On n’apprend pas à désapprendre
S’il n’y a pas de formation pour devenir écrivain, il n’y a pas non plus de formation pour aimer les vins nature. On n’apprend pas à désapprendre. C’est l’équation impossible. On ne peut pas dire à quelqu’un : sois libre. Les formations à la dégustation fonctionnent comme des ateliers de « Creative Writing ». Comme le soulevait Mademoiselle Jaja dans son dernier article sur Ni Bu Ni Connu, elles permettent de franchir les étapes, celles des errances, des échecs ; elles permettent de gagner du temps, parfois de manière conséquente, des décennies d’hésitations.
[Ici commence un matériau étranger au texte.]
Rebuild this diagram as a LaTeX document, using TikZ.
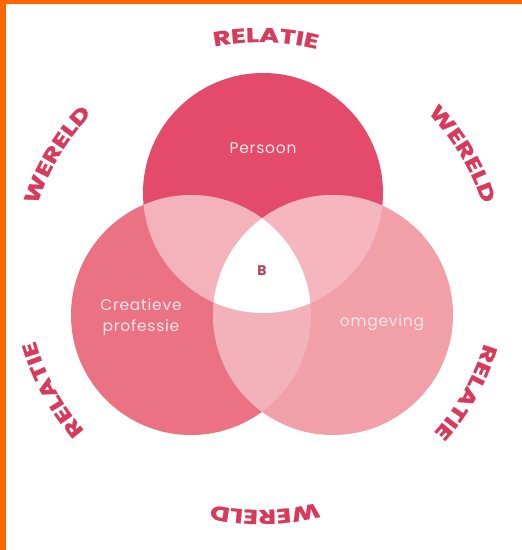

Elles vous rendent légitime, vous donnent un diplôme, un statut, des connaissances, mais aussi des « formules » et aussi des contacts, des passe-droits – et pourtant, elles n’apprennent rien. Apprendre les vins nature est une aporie. C’est pour cela qu’il n’existe aucune formation spécifique pour ces vins. C’est une contradiction. Cela ne peut pas se faire.
On ne peut enseigner l’errance, la liberté, le temps qui passe. C’est quelque chose qui s’acquiert en vagabondant. Cela n’a aucun prix, ou alors il faudrait donner un prix à la vie même. Le nez qui s’est trompé possède une archive d’odeurs bien plus vaste que toutes les formations qui sont pressées d’associer des goûts et des odeurs au monde du connu. Prenons « Le Nez de Lenoir », ce coffret très cher, très chic, rempli de petites fioles aux liquides ambrés censés former les amateurs. C’est une bonbonnière. Une maison européenne du « connu ». Pomme, melon, litchi, champignon, poire, cuir, musc, safran, poivre, truffe, cannelle, citron, caramel, chocolat, ananas, banane. C’est un garde-manger, une épicerie. Cette même épicerie où se trouvent des vins de supermarché, entre le rayon shampoings et le rayon surgelés. C’est pratique. C’est rassurant. Ça fait « pro » de dire qu’un vin a des notes d’amande et de miel d’acacia. C’est appétissant, un vin qui sent la groseille et la cerise. Tous les vins du sud ont de la groseille et de la cerise.
Le vin nature, c’est de la littérature
Là où le bât blesse, c’est lorsqu’il s’agit de décrire un vin nature. Ces vins contiennent des souvenirs qui n’entrent pas dans le panthéon de la rétro-olfaction. Il y a du gravier. De la rosée. Des dentelles un peu moisies. Une brassée de fleurs de lavande, au fond de la commode. De la craie sur l’ardoise. Du sable mouillé. Des vers de terre au printemps. Il y a des murs d’église. Le métal des encensoirs. L’eau croupie du vase. Le sang sur le papier du boucher. Le chaud du métro ou de la photocopieuse. L’odeur indescriptible d’une voiture, l’été. Ou celle de la peau du matin, pas celle du soir. Rappelez-vous : la rouille sur les grilles du parc. Mais aussi la semoule crue, la mousson, la neige sur les moufles. Ce sont des odeurs complexes, pleines d’images. Ça ne se trouve pas dans les formations professionnelles. C’est de la littérature, une perception intime du sensible qui doit franchir les étapes du temps. C’est ma seule consolation, face à l’écriture. Les années « sans », les jours « sans » enrichissent le livre d’images. La frustration et la peine en font partie.
Aristote buvait (sûrement) du pét’ nat’
Je ne sais pas si une école des vins nature est souhaitable, je ne sais pas si elle peut avoir lieu. Mais si un tel lieu existait, je voudrais qu’elle soit en forêt, sans murs, sans toit. Que les sens soient constamment chahutés par les éléments. Que le corps sorte de son atrophie de confort. Les cours seraient donnés en marchant, comme l’école péripatéticienne d’Aristote. On y apprendrait à lire. Beaucoup de poésie, beaucoup de théâtre, beaucoup de littérature et de philosophie. Il y aurait des gens de tous les âges qui viendraient avec leur biographie olfactive. Ce serait une école de la dégustation par la langue, l’autre langue.